Who else? In alphabetical order - much loved picture book authors Janet and Allan Ahlberg feature in Trevor Cairney's blog, Literacy, families and learning; Michael Foreman is interviewed in Write Away and Mo Willems, loved for Don't let the pigeon drive the bus, talks to

Films and classics next. Lucy Coats wonders if the Percy Jackson film The Lightning Thief, from Rick Riordan's book, in which the hero discovers that not only is he the son of Poseidon but Zeus is after him for a crime he hasn't committed, will reignite interest in Greek myths. Again, there's a movie trailer to enjoy. Tim Burton's film of Alice in Wonderland is also out, and in the Guardian, AS Byatt "takes another trip down the rabbit hole to celebrate classics she first enjoyed as a child".

Some more about reading itself: boys read as much as girls but prefer the simpler books (Independent); why kids re-read books (Literacy, families and learning); how to make reading cool (Guardian); and sharing picture books, a series of Book Trust videos.

Finally, Curious pages is a blog I've been dipping into for a while. It's billed as Inappropriate Books for Kids, which really seems to mean old-fashioned. The link I've included is to a 1971 Snoopy book. Recent posts include one on Shel Silverstein, complete with video, and another on Florence Parry Heide who wrote the Treehorn books. I love it, but then I'm of that sort of vintage.

Friday, 5 March 2010

World Book Day - the Scottish story

Children all over the country celebrated World Book Day yesterday, as reported in today's Herald. A highlight was the live event at the BBC featuring Michael Rosen, which was also watched online by children in over 900 schools. This is the first in a series of Meet Our Author events to be organised by the Scottish Book Trust - this link includes a report and a video.  The Herald article also refers to a survey of parents, organised by Munch Bunch, to mark World Book Day by finding the top 20 bedtime stories - the favourite was Eric Carle's Very hungry caterpillar. The full list is in the Herald link above.

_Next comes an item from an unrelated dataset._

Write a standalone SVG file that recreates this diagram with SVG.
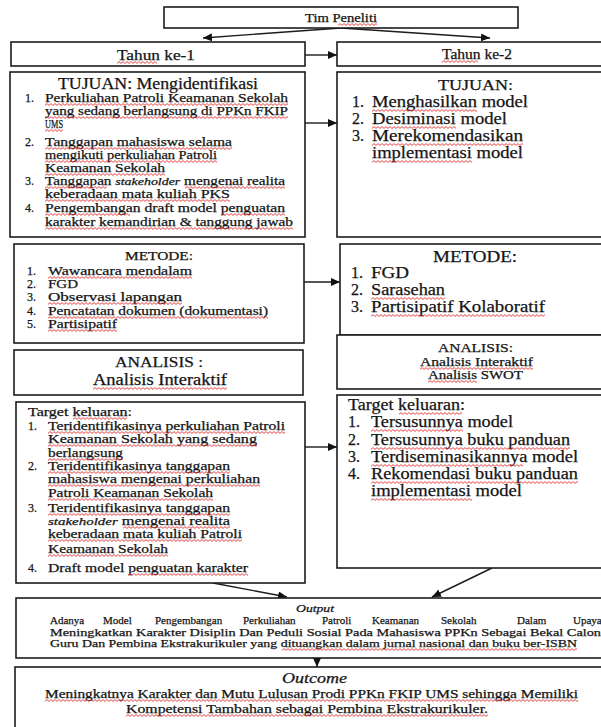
<svg xmlns="http://www.w3.org/2000/svg" width="601" height="727" viewBox="0 0 601 727" font-family="'Liberation Serif', 'Times New Roman', serif">
<style>
.box{fill:#fff;stroke:#1c1c1c;stroke-width:1.6}
text{fill:#151515;stroke:#151515;stroke-width:0.25}
.it{font-style:italic}
.con{stroke:#1c1c1c;stroke-width:1.4;fill:none;marker-end:url(#ah)}
.w{fill:url(#wv)}
.f13{font-size:12px}.f16{font-size:16px}.f15{font-size:15px}.f11{font-size:11px}.f12{font-size:12px}
</style>
<defs>
<marker id="ah" viewBox="0 0 9 8" refX="9" refY="4" markerWidth="9" markerHeight="8" markerUnits="userSpaceOnUse" orient="auto"><path d="M0,0 L9,4 L0,8 z" fill="#111"/></marker>
<pattern id="wv" x="0" y="0" width="4" height="3" patternUnits="userSpaceOnUse"><path d="M0,2.4 L2,0.6 L4,2.4" fill="none" stroke="#e23030" stroke-width="0.9"/></pattern>
</defs>

<g id="connectors">
<line class="con" x1="341" y1="28" x2="203" y2="38"/>
<line class="con" x1="341" y1="28" x2="490" y2="38"/>
<line class="con" x1="305" y1="55" x2="337" y2="55"/>
<line class="con" x1="305" y1="123" x2="337" y2="123"/>
<line class="con" x1="304" y1="282" x2="340" y2="282"/>
<line class="con" x1="305" y1="447" x2="337" y2="447"/>
<line class="con" x1="213" y1="583" x2="287" y2="597"/>
<line class="con" x1="492" y1="568" x2="432" y2="597"/>
<line class="con" x1="317" y1="658" x2="317" y2="667"/>
</g>

<g id="tim">
<rect class="box" x="164" y="7" width="354" height="21"/>
<text class="f12" x="305" y="22" textLength="72" lengthAdjust="spacingAndGlyphs">Tim Peneliti</text>
<rect class="w" x="0" y="0" width="39" height="3" transform="translate(338,23)"/>
</g>

<g id="tahun1">
<rect class="box" x="11" y="42" width="294" height="24"/>
<text class="f15" x="117" y="60" textLength="78" lengthAdjust="spacingAndGlyphs">Tahun ke-1</text>
<rect class="w" x="0" y="0" width="40" height="3" transform="translate(117,61)"/>
</g>

<g id="tahun2">
<rect class="box" x="337" y="42" width="272" height="24"/>
<text style="font-size:14px" x="442" y="59" textLength="70" lengthAdjust="spacingAndGlyphs">Tahun ke-2</text>
<rect class="w" x="0" y="0" width="36" height="3" transform="translate(442,60)"/>
</g>

<g id="tujuan1">
<rect class="box" x="10" y="72" width="295" height="165"/>
<text class="f16" x="58" y="89" textLength="200" lengthAdjust="spacingAndGlyphs">TUJUAN: Mengidentifikasi</text>
<g class="f13">
<text x="25" y="102">1.</text>
<text x="45" y="102" textLength="243" lengthAdjust="spacingAndGlyphs">Perkuliahan Patroli Keamanan Sekolah</text>
<text x="45" y="115" textLength="243" lengthAdjust="spacingAndGlyphs">yang sedang berlangsung di PPKn FKIP</text>
<text x="45" y="128" textLength="18" lengthAdjust="spacingAndGlyphs">UMS</text>
<text x="25" y="146">2.</text>
<text x="45" y="146" textLength="187" lengthAdjust="spacingAndGlyphs">Tanggapan mahasiswa selama</text>
<text x="45" y="159" textLength="172" lengthAdjust="spacingAndGlyphs">mengikuti perkuliahan Patroli</text>
<text x="45" y="172" textLength="120" lengthAdjust="spacingAndGlyphs">Keamanan Sekolah</text>
<text x="25" y="185">3.</text>
<text x="45" y="185" textLength="240" lengthAdjust="spacingAndGlyphs">Tanggapan <tspan class="it" style="font-size:11px">stakeholder</tspan> mengenai realita</text>
<text x="45" y="198" textLength="185" lengthAdjust="spacingAndGlyphs">keberadaan mata kuliah PKS</text>
<text x="25" y="212">4.</text>
<text x="45" y="212" textLength="240" lengthAdjust="spacingAndGlyphs">Pengembangan draft model penguatan</text>
<text x="45" y="226" textLength="248" lengthAdjust="spacingAndGlyphs">karakter kemandirian &amp; tanggung jawab</text>
</g>
<rect class="w" x="0" y="0" width="243" height="3" transform="translate(45,103)"/>
<rect class="w" x="0" y="0" width="243" height="3" transform="translate(45,116)"/>
<rect class="w" x="0" y="0" width="18" height="3" transform="translate(45,129)"/>
<rect class="w" x="0" y="0" width="187" height="3" transform="translate(45,147)"/>
<rect class="w" x="0" y="0" width="172" height="3" transform="translate(45,160)"/>
<rect class="w" x="0" y="0" width="120" height="3" transform="translate(45,173)"/>
<rect class="w" x="0" y="0" width="62" height="3" transform="translate(45,186)"/>
<rect class="w" x="0" y="0" width="100" height="3" transform="translate(185,186)"/>
<rect class="w" x="0" y="0" width="185" height="3" transform="translate(45,199)"/>
<rect class="w" x="0" y="0" width="85" height="3" transform="translate(45,213)"/>
<rect class="w" x="0" y="0" width="64" height="3" transform="translate(221,213)"/>
<rect class="w" x="0" y="0" width="248" height="3" transform="translate(45,227)"/>
</g>

<g id="tujuan2">
<rect class="box" x="337" y="72" width="272" height="165"/>
<text class="f15" x="438" y="90" textLength="75" lengthAdjust="spacingAndGlyphs">TUJUAN:</text>
<g class="f16">
<text x="352" y="107">1.</text>
<text x="372" y="107" textLength="156" lengthAdjust="spacingAndGlyphs">Menghasilkan model</text>
<text x="352" y="124">2.</text>
<text x="372" y="124" textLength="135" lengthAdjust="spacingAndGlyphs">Desiminasi model</text>
<text x="352" y="141">3.</text>
<text x="372" y="141" textLength="151" lengthAdjust="spacingAndGlyphs">Merekomendasikan</text>
<text x="372" y="158" textLength="151" lengthAdjust="spacingAndGlyphs">implementasi model</text>
</g>
<rect class="w" x="0" y="0" width="105" height="3" transform="translate(372,109)"/>
<rect class="w" x="0" y="0" width="84" height="3" transform="translate(372,126)"/>
<rect class="w" x="0" y="0" width="151" height="3" transform="translate(372,143)"/>
<rect class="w" x="0" y="0" width="100" height="3" transform="translate(372,160)"/>
</g>

<g id="metode1">
<rect class="box" x="14" y="244" width="290" height="99"/>
<g class="f13">
<text x="125" y="260" textLength="68" lengthAdjust="spacingAndGlyphs">METODE:</text>
<text x="27" y="275">1.</text>
<text x="48" y="275" textLength="144" lengthAdjust="spacingAndGlyphs">Wawancara mendalam</text>
<text x="27" y="288">2.</text>
<text x="48" y="288" textLength="30" lengthAdjust="spacingAndGlyphs">FGD</text>
<text x="27" y="301">3.</text>
<text x="48" y="301" textLength="134" lengthAdjust="spacingAndGlyphs">Observasi lapangan</text>
<text x="27" y="315">4.</text>
<text x="48" y="315" textLength="220" lengthAdjust="spacingAndGlyphs">Pencatatan dokumen (dokumentasi)</text>
<text x="27" y="328">5.</text>
<text x="48" y="328" textLength="69" lengthAdjust="spacingAndGlyphs">Partisipatif</text>
</g>
<rect class="w" x="0" y="0" width="144" height="3" transform="translate(48,276)"/>
<rect class="w" x="0" y="0" width="134" height="3" transform="translate(48,302)"/>
<rect class="w" x="0" y="0" width="220" height="3" transform="translate(48,316)"/>
<rect class="w" x="0" y="0" width="69" height="3" transform="translate(48,329)"/>
</g>

<g id="metode2">
<rect class="box" x="340" y="244" width="269" height="91"/>
<g class="f16">
<text x="433" y="262" textLength="84" lengthAdjust="spacingAndGlyphs">METODE:</text>
<text x="351" y="278">1.</text>
<text x="371" y="278" textLength="38" lengthAdjust="spacingAndGlyphs">FGD</text>
<text x="351" y="295">2.</text>
<text x="371" y="295" textLength="74" lengthAdjust="spacingAndGlyphs">Sarasehan</text>
<text x="351" y="312">3.</text>
<text x="371" y="312" textLength="174" lengthAdjust="spacingAndGlyphs">Partisipatif Kolaboratif</text>
</g>
<rect class="w" x="0" y="0" width="74" height="3" transform="translate(371,297)"/>
<rect class="w" x="0" y="0" width="174" height="3" transform="translate(371,314)"/>
</g>

<g id="analisis1">
<rect class="box" x="14" y="350" width="289" height="45"/>
<text class="f15" x="115" y="367" textLength="88" lengthAdjust="spacingAndGlyphs">ANALISIS :</text>
<text class="f16" x="93" y="385" textLength="134" lengthAdjust="spacingAndGlyphs">Analisis Interaktif</text>
<rect class="w" x="0" y="0" width="134" height="3" transform="translate(93,387)"/>
</g>

<g id="analisis2">
<rect class="box" x="337" y="335" width="272" height="54"/>
<g class="f13">
<text x="438" y="352" textLength="75" lengthAdjust="spacingAndGlyphs">ANALISIS:</text>
<text x="420" y="366" textLength="113" lengthAdjust="spacingAndGlyphs">Analisis Interaktif</text>
<text x="428" y="379" textLength="95" lengthAdjust="spacingAndGlyphs">Analisis SWOT</text>
</g>
<rect class="w" x="0" y="0" width="113" height="3" transform="translate(420,367)"/>
<rect class="w" x="0" y="0" width="49" height="3" transform="translate(428,380)"/>
</g>

<g id="target1">
<rect class="box" x="16" y="402" width="289" height="181"/>
<g class="f13">
<text x="28" y="416" textLength="104" lengthAdjust="spacingAndGlyphs">Target keluaran:</text>
<text x="28" y="430">1.</text>
<text x="48" y="430" textLength="237" lengthAdjust="spacingAndGlyphs">Teridentifikasinya perkuliahan Patroli</text>
<text x="48" y="443" textLength="209" lengthAdjust="spacingAndGlyphs">Keamanan Sekolah  yang sedang</text>
<text x="48" y="457" textLength="75" lengthAdjust="spacingAndGlyphs">berlangsung</text>
<text x="28" y="470">2.</text>
<text x="48" y="470" textLength="182" lengthAdjust="spacingAndGlyphs">Teridentifikasinya tanggapan</text>
<text x="48" y="483" textLength="212" lengthAdjust="spacingAndGlyphs">mahasiswa mengenai perkuliahan</text>
<text x="48" y="497" textLength="165" lengthAdjust="spacingAndGlyphs">Patroli Keamanan Sekolah</text>
<text x="28" y="512">3.</text>
<text x="48" y="512" textLength="182" lengthAdjust="spacingAndGlyphs">Teridentifikasinya tanggapan</text>
<text x="48" y="525" textLength="182" lengthAdjust="spacingAndGlyphs"><tspan class="it" style="font-size:11px">stakeholder</tspan> mengenai realita</text>
<text x="48" y="538" textLength="194" lengthAdjust="spacingAndGlyphs">keberadaan mata kuliah Patroli</text>
<text x="48" y="553" textLength="120" lengthAdjust="spacingAndGlyphs">Keamanan Sekolah</text>
<text x="28" y="572">4.</text>
<text x="48" y="572" textLength="200" lengthAdjust="spacingAndGlyphs">Draft model penguatan karakter</text>
</g>
<rect class="w" x="0" y="0" width="54" height="3" transform="translate(73,417)"/>
<rect class="w" x="0" y="0" width="237" height="3" transform="translate(48,431)"/>
<rect class="w" x="0" y="0" width="209" height="3" transform="translate(48,444)"/>
<rect class="w" x="0" y="0" width="75" height="3" transform="translate(48,458)"/>
<rect class="w" x="0" y="0" width="182" height="3" transform="translate(48,471)"/>
<rect class="w" x="0" y="0" width="212" height="3" transform="translate(48,484)"/>
<rect class="w" x="0" y="0" width="165" height="3" transform="translate(48,498)"/>
<rect class="w" x="0" y="0" width="182" height="3" transform="translate(48,513)"/>
<rect class="w" x="0" y="0" width="107" height="3" transform="translate(123,526)"/>
<rect class="w" x="0" y="0" width="194" height="3" transform="translate(48,539)"/>
<rect class="w" x="0" y="0" width="120" height="3" transform="translate(48,554)"/>
<rect class="w" x="0" y="0" width="120" height="3" transform="translate(128,573)"/>
</g>

<g id="target2">
<rect class="box" x="337" y="395" width="272" height="173"/>
<g class="f16">
<text x="348" y="410" textLength="117" lengthAdjust="spacingAndGlyphs">Target keluaran:</text>
<text x="348" y="427">1.</text>
<text x="371" y="427" textLength="142" lengthAdjust="spacingAndGlyphs">Tersusunnya model</text>
<text x="348" y="445">2.</text>
<text x="371" y="445" textLength="199" lengthAdjust="spacingAndGlyphs">Tersusunnya buku panduan</text>
<text x="348" y="462">3.</text>
<text x="371" y="462" textLength="207" lengthAdjust="spacingAndGlyphs">Terdiseminasikannya model</text>
<text x="348" y="479">4.</text>
<text x="371" y="479" textLength="207" lengthAdjust="spacingAndGlyphs">Rekomendasi buku panduan</text>
<text x="371" y="496" textLength="151" lengthAdjust="spacingAndGlyphs">implementasi model</text>
</g>
<rect class="w" x="0" y="0" width="63" height="3" transform="translate(399,412)"/>
<rect class="w" x="0" y="0" width="92" height="3" transform="translate(371,429)"/>
<rect class="w" x="0" y="0" width="199" height="3" transform="translate(371,447)"/>
<rect class="w" x="0" y="0" width="152" height="3" transform="translate(371,464)"/>
<rect class="w" x="0" y="0" width="207" height="3" transform="translate(371,481)"/>
<rect class="w" x="0" y="0" width="101" height="3" transform="translate(371,498)"/>
</g>

<g id="output">
<rect class="box" x="16" y="598" width="593" height="60"/>
<text class="f11 it" x="296" y="612" textLength="38" lengthAdjust="spacingAndGlyphs">Output</text>
<text class="f11" y="624"><tspan x="50">Adanya</tspan><tspan x="103">Model</tspan><tspan x="155">Pengembangan</tspan><tspan x="243">Perkuliahan</tspan><tspan x="322">Patroli</tspan><tspan x="372">Keamanan</tspan><tspan x="441">Sekolah</tspan><tspan x="517">Dalam</tspan><tspan x="573">Upaya</tspan></text>
<text class="f11" x="50" y="635.5" textLength="551" lengthAdjust="spacingAndGlyphs">Meningkatkan Karakter Disiplin Dan Peduli Sosial Pada Mahasiswa PPKn Sebagai Bekal Calon</text>
<text class="f11" x="50" y="647" textLength="527" lengthAdjust="spacingAndGlyphs">Guru Dan Pembina Ekstrakurikuler yang dituangkan dalam jurnal nasional dan buku ber-ISBN</text>
<rect class="w" x="0" y="0" width="295" height="3" transform="translate(282,648)"/>
</g>

<g id="outcome">
<rect class="box" x="15" y="667" width="594" height="70"/>
<text class="it" style="font-size:14px" x="282" y="683" textLength="65" lengthAdjust="spacingAndGlyphs">Outcome</text>
<text class="f12" x="45" y="698" textLength="533" lengthAdjust="spacingAndGlyphs">Meningkatnya Karakter dan Mutu Lulusan Prodi PPKn FKIP UMS sehingga Memiliki</text>
<text class="f12" x="126" y="713" textLength="362" lengthAdjust="spacingAndGlyphs">Kompetensi Tambahan sebagai Pembina Ekstrakurikuler.</text>
<rect class="w" x="0" y="0" width="533" height="3" transform="translate(45,699)"/>
<rect class="w" x="0" y="0" width="362" height="3" transform="translate(126,714)"/>
</g>
</svg>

Ali Sparkes and the Blue Peter Prize

Ali Sparkes won the Blue Peter Book of the Year Award his week for her novel Frozen in Time - the adventures of two children cryonically frozen for half-a-century and then returned to life in 2009. Read more about it and the other winning books (see graphic below) on the Booktrust site, and check out the interview with Ali Sparkes in Wednesday's Guardian.

I was caught out by these prizes - the books aren't in this library yet, but will be very soon.